- **Required task**
Omit any picture, and return the remaining data exactly as written.
----- Collected data
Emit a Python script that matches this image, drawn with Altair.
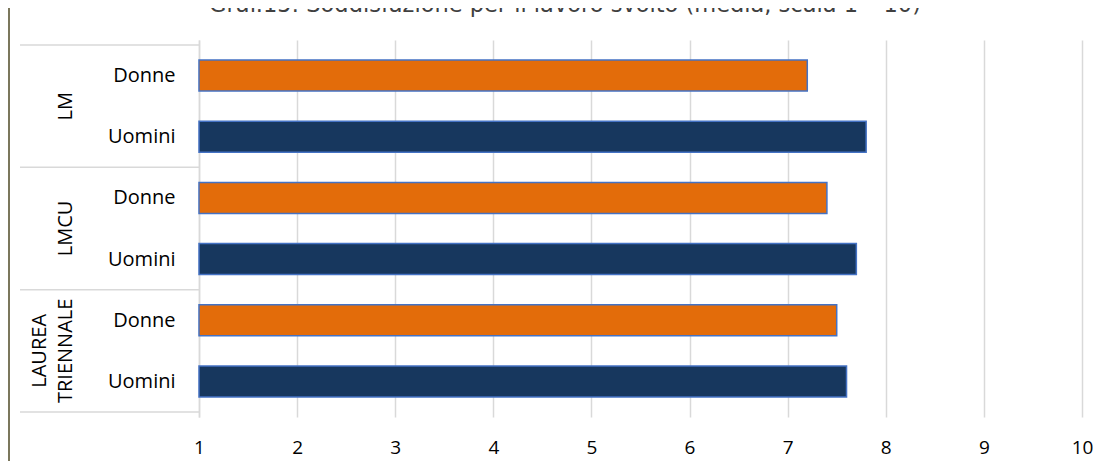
import json
import altair as alt
import pandas as pd

title_text = "Graf.15: Soddisfazione per il lavoro svolto (media, scala 1 – 10)"
group_names = ["LM", "LMCU", "LAUREA\nTRIENNALE"]
genders = ["Donne", "Uomini"]
# top to bottom: LM Donne, LM Uomini, LMCU Donne, LMCU Uomini, LT Donne, LT Uomini
values = [7.2, 7.8, 7.4, 7.7, 7.5, 7.6]
x_ticks = [1, 2, 3, 4, 5, 6, 7, 8, 9, 10]
colors = ["#E36C0A", "#17375E"]

ng = len(genders)
rows = []
for gi, g in enumerate(group_names):
    for si, s in enumerate(genders):
        r = gi * ng + si
        rows.append({"group": g, "gender": s, "value": values[r], "pos": r + 0.5})
bars_df = pd.DataFrame(rows)
n_rows = len(rows)

sep_df = pd.DataFrame({"pos": [gi * ng for gi in range(len(group_names) + 1)]})
grp_df = pd.DataFrame({
    "group": group_names,
    "pos": [gi * ng + ng / 2 for gi in range(len(group_names))],
})

FONT = "Open Sans"
GRID = "#D9D9D9"
LINE_H = 26
yscale = alt.Scale(domain=[0, n_rows], reverse=True, nice=False, zero=False)
xscale = alt.Scale(domain=[x_ticks[0], x_ticks[-1]], nice=False, zero=False)

label_expr = f"{json.dumps(genders)}[floor(datum.value) % {ng}]"

bars = alt.Chart(bars_df).mark_bar(size=31, stroke="#4472C4", strokeWidth=1.5).encode(
    x=alt.X("value:Q", scale=xscale,
            axis=alt.Axis(values=x_ticks, grid=True, gridColor=GRID, gridWidth=1.5,
                          ticks=False, tickSize=0, domain=False, labelPadding=21,
                          labelFlush=False, labelOverlap=False,
                          labelFontSize=19, labelFont=FONT, labelColor="#000",
                          title=None, format="d")),
    x2=alt.datum(x_ticks[0]),
    y=alt.Y("pos:Q", scale=yscale,
            axis=alt.Axis(values=[r + 0.5 for r in range(n_rows)], labelExpr=label_expr,
                          grid=False, ticks=False, tickSize=0, domain=True,
                          domainColor=GRID, domainWidth=1.5, labelPadding=24,
                          labelFlush=False, labelOverlap=False,
                          labelFontSize=20, labelFont=FONT, labelColor="#000",
                          title=None)),
    color=alt.Color("gender:N", scale=alt.Scale(domain=genders, range=colors), legend=None),
)

seps = alt.Chart(sep_df).mark_rule(color=GRID, strokeWidth=1.5).encode(
    y=alt.Y("pos:Q", scale=yscale),
    x=alt.value(-179),
    x2=alt.value(0),
)

glabels = alt.Chart(grp_df).transform_calculate(
    xoff=f"-123 - {LINE_H} * (length(split(datum.group, '\\n')) - 1)"
).mark_text(
    angle=270, align="center", baseline="bottom", lineBreak="\n", lineHeight=LINE_H,
    fontSize=20, font=FONT, color="#000"
).encode(
    y=alt.Y("pos:Q", scale=yscale),
    x=alt.X("xoff:Q", scale=None),
    text="group:N",
)

title_mark = alt.Chart(pd.DataFrame({"t": [title_text]})).mark_text(
    align="center", baseline="alphabetic", fontSize=22.5, font="DejaVu Sans", color="#404040"
).encode(
    x=alt.value(366), y=alt.value(-28), text="t:N"
)

border = alt.Chart(pd.DataFrame({"a": [0]})).mark_rule(color="#4F4A26", strokeWidth=1.5).encode(
    x=alt.value(-190), y=alt.value(-32), y2=alt.value(430)
)

chart = alt.layer(border, seps, bars, glabels, title_mark).properties(
    width=883,
    height=377,
    autosize=alt.AutoSizeParams(type="none"),
    padding={"left": 191, "top": 32, "right": 11, "bottom": 44},
).configure_view(stroke=None)

chart.save("out.html", embed_options={"renderer": "svg", "actions": False})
----------
- **Output of the task**
Emit a Python script that matches this image, drawn with Altair.
import json
import altair as alt
import pandas as pd

title_text = "Graf.15: Soddisfazione per il lavoro svolto (media, scala 1 – 10)"
group_names = ["LM", "LMCU", "LAUREA\nTRIENNALE"]
genders = ["Donne", "Uomini"]
# top to bottom: LM Donne, LM Uomini, LMCU Donne, LMCU Uomini, LT Donne, LT Uomini
values = [7.2, 7.8, 7.4, 7.7, 7.5, 7.6]
x_ticks = [1, 2, 3, 4, 5, 6, 7, 8, 9, 10]
colors = ["#E36C0A", "#17375E"]

ng = len(genders)
rows = []
for gi, g in enumerate(group_names):
    for si, s in enumerate(genders):
        r = gi * ng + si
        rows.append({"group": g, "gender": s, "value": values[r], "pos": r + 0.5})
bars_df = pd.DataFrame(rows)
n_rows = len(rows)

sep_df = pd.DataFrame({"pos": [gi * ng for gi in range(len(group_names) + 1)]})
grp_df = pd.DataFrame({
    "group": group_names,
    "pos": [gi * ng + ng / 2 for gi in range(len(group_names))],
})

FONT = "Open Sans"
GRID = "#D9D9D9"
LINE_H = 26
yscale = alt.Scale(domain=[0, n_rows], reverse=True, nice=False, zero=False)
xscale = alt.Scale(domain=[x_ticks[0], x_ticks[-1]], nice=False, zero=False)

label_expr = f"{json.dumps(genders)}[floor(datum.value) % {ng}]"

bars = alt.Chart(bars_df).mark_bar(size=31, stroke="#4472C4", strokeWidth=1.5).encode(
    x=alt.X("value:Q", scale=xscale,
            axis=alt.Axis(values=x_ticks, grid=True, gridColor=GRID, gridWidth=1.5,
                          ticks=False, tickSize=0, domain=False, labelPadding=21,
                          labelFlush=False, labelOverlap=False,
                          labelFontSize=19, labelFont=FONT, labelColor="#000",
                          title=None, format="d")),
    x2=alt.datum(x_ticks[0]),
    y=alt.Y("pos:Q", scale=yscale,
            axis=alt.Axis(values=[r + 0.5 for r in range(n_rows)], labelExpr=label_expr,
                          grid=False, ticks=False, tickSize=0, domain=True,
                          domainColor=GRID, domainWidth=1.5, labelPadding=24,
                          labelFlush=False, labelOverlap=False,
                          labelFontSize=20, labelFont=FONT, labelColor="#000",
                          title=None)),
    color=alt.Color("gender:N", scale=alt.Scale(domain=genders, range=colors), legend=None),
)

seps = alt.Chart(sep_df).mark_rule(color=GRID, strokeWidth=1.5).encode(
    y=alt.Y("pos:Q", scale=yscale),
    x=alt.value(-179),
    x2=alt.value(0),
)

glabels = alt.Chart(grp_df).transform_calculate(
    xoff=f"-123 - {LINE_H} * (length(split(datum.group, '\\n')) - 1)"
).mark_text(
    angle=270, align="center", baseline="bottom", lineBreak="\n", lineHeight=LINE_H,
    fontSize=20, font=FONT, color="#000"
).encode(
    y=alt.Y("pos:Q", scale=yscale),
    x=alt.X("xoff:Q", scale=None),
    text="group:N",
)

title_mark = alt.Chart(pd.DataFrame({"t": [title_text]})).mark_text(
    align="center", baseline="alphabetic", fontSize=22.5, font="DejaVu Sans", color="#404040"
).encode(
    x=alt.value(366), y=alt.value(-28), text="t:N"
)

border = alt.Chart(pd.DataFrame({"a": [0]})).mark_rule(color="#4F4A26", strokeWidth=1.5).encode(
    x=alt.value(-190), y=alt.value(-32), y2=alt.value(430)
)

chart = alt.layer(border, seps, bars, glabels, title_mark).properties(
    width=883,
    height=377,
    autosize=alt.AutoSizeParams(type="none"),
    padding={"left": 191, "top": 32, "right": 11, "bottom": 44},
).configure_view(stroke=None)

chart.save("out.html", embed_options={"renderer": "svg", "actions": False})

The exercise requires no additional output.